Opinion

     

27June09


ACORN—What to make of it

Most people have heard of ACORN by now. The main TV networks say a little about it, but Fox News and a number of Internet sites have plenty to say. ACORN stands for Association of Community Organizations for Reform Now. It’s a left wing organization. Nothing wrong with that—they are one of many. ACORN is perhaps best known for doing voter registration in many states. But it also has other functions.

Syndicated columnist Mona Charen writes, “ACORN does many things under the umbrella of "community organizing." They agitate for higher minimum wages, attempt to thwart school reform, try to unionize welfare workers (that is, those welfare recipients who are obliged to work in exchange for benefits) and organize voter registration efforts (always for Democrats, of course). Because they are on the side of righteousness and justice, they aren't especially fastidious about their methods. In 2006, for example, ACORN registered 1,800 new voters in Washington. The only trouble was, with the exception of six, all of the names submitted were fake. The secretary of state called it the ‘worst case of election fraud in our state's history’…"The ACORN workers told state investigators that they went to the Seattle public library, sat at a table and filled out the voter registration forms. They made up names, addresses, and Social Security numbers and in some cases plucked names from the phone book. One worker said it was a lot of hard work making up all those names and another said he would sit at home, smoke marijuana and fill out the forms." the Wall Street Journal noted: “In Ohio in 2004, a worker for one affiliate was given crack cocaine in exchange for fraudulent registrations that included underage voters, dead voters and pillars of the community named Mary Poppins, Dick Tracy and Jive Turkey. During a congressional hearing in Ohio in the aftermath of the 2004 election, officials from several counties in the state explained ACORN’s practice of dumping thousands of registration forms in their lap on the submission deadline [to prevent them being verified], even though the forms had been collected months earlier.” This kind of thing is bad enough, but the worst of it is the fact that ACORN has been getting our tax money to finance their activities.

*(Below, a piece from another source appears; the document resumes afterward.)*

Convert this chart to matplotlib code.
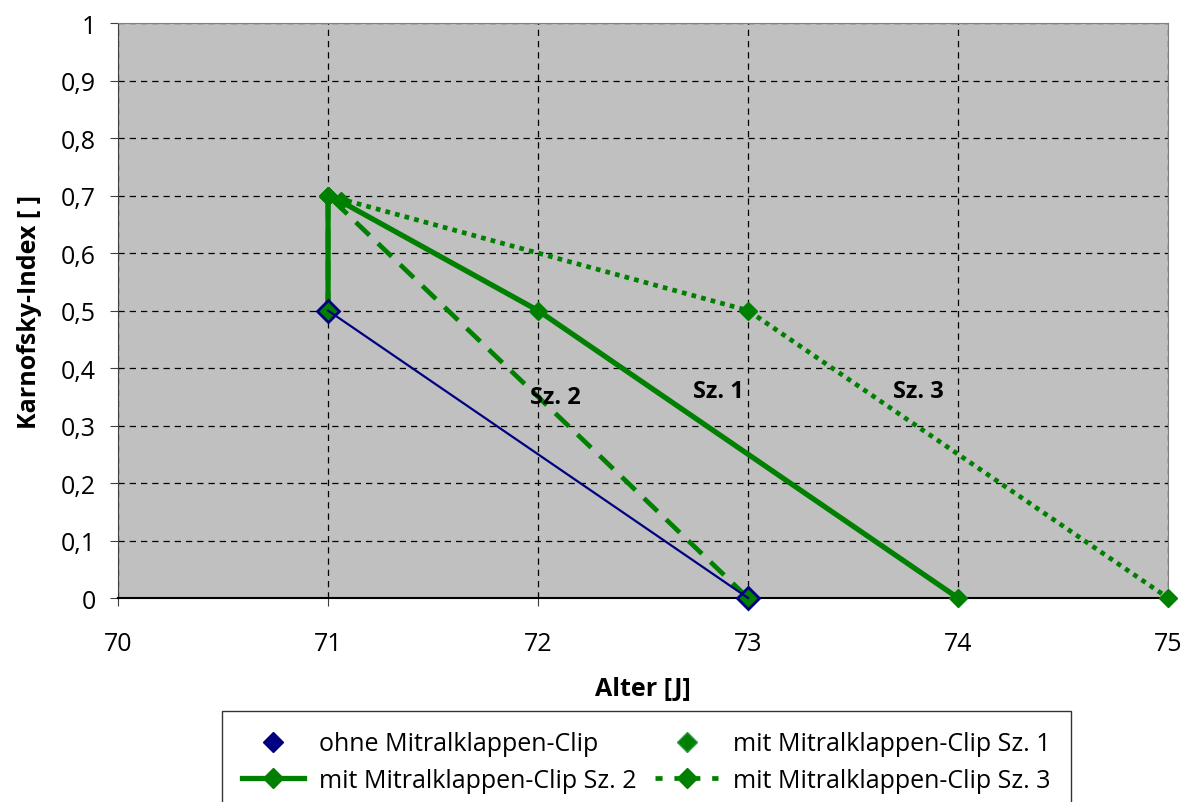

In a 2008 piece Michelle Malkin wrote, “This left-wing group takes in 40 percent of its revenues from American taxpayers — you and me — and has leveraged nearly four decades of government subsidies to fund affiliates that promote the welfare state and undermine capitalism and self-reliance, some of which have been implicated in perpetuating illegal immigration and encouraging voter fraud.” 

Many are asking “who in government is going to put a stop to this?”  Don’t expect the president to do anything; he worked with ACORN as a “community organizer” and legal representative. ACORN was an enthusiastic supporter of his campaign and of course his administration.

Stanley Kurtz, a fellow of the Hoover Institute  wrote, “Important as these questions of funding and partisanship are, the larger point is that Obama’s ties to Acorn — arguably the most politically radical large-scale activist group in the country — are wide, deep, and longstanding. If Acorn is adept at creating a non-partisan, inside-game veneer for what is in fact an intensely radical, leftist, and politically partisan reality, so is Obama himself. This is hardly a coincidence: Obama helped train Acorn’s leaders in how to play this game. For the most part, Obama seems to have favored the political-insider strategy, yet it’s clear that he knew how to play the in-your-face “direct action” game as well. And surely during his many years of close association with Acorn, Obama had to know what the group was all about.”

Part of the Obama Stimulus money is an allocation of $5.2 Billion that groups like ACORN are vying for. It remains to be seen whether they will get all or just a part of our money. A piece in the American Thinker says, “Incredibly, the Democrats’ bill makes groups like ACORN eligible for a $4.19 billion pot of money for “neighborhood stabilization activities.”  Funds for this purpose were authorized in the Housing and Economic Recovery Act, signed into law in 2008.  However, these funds were limited to state and local governments.  Now House Democrats are taking the unprecedented step of making ACORN and other groups eligible for these funds.” 

Just what does all this have to do with stimulating the economy? How many jobs does it create? Approximately zero. It sounds like business as usual in Washington, but now Chicago style.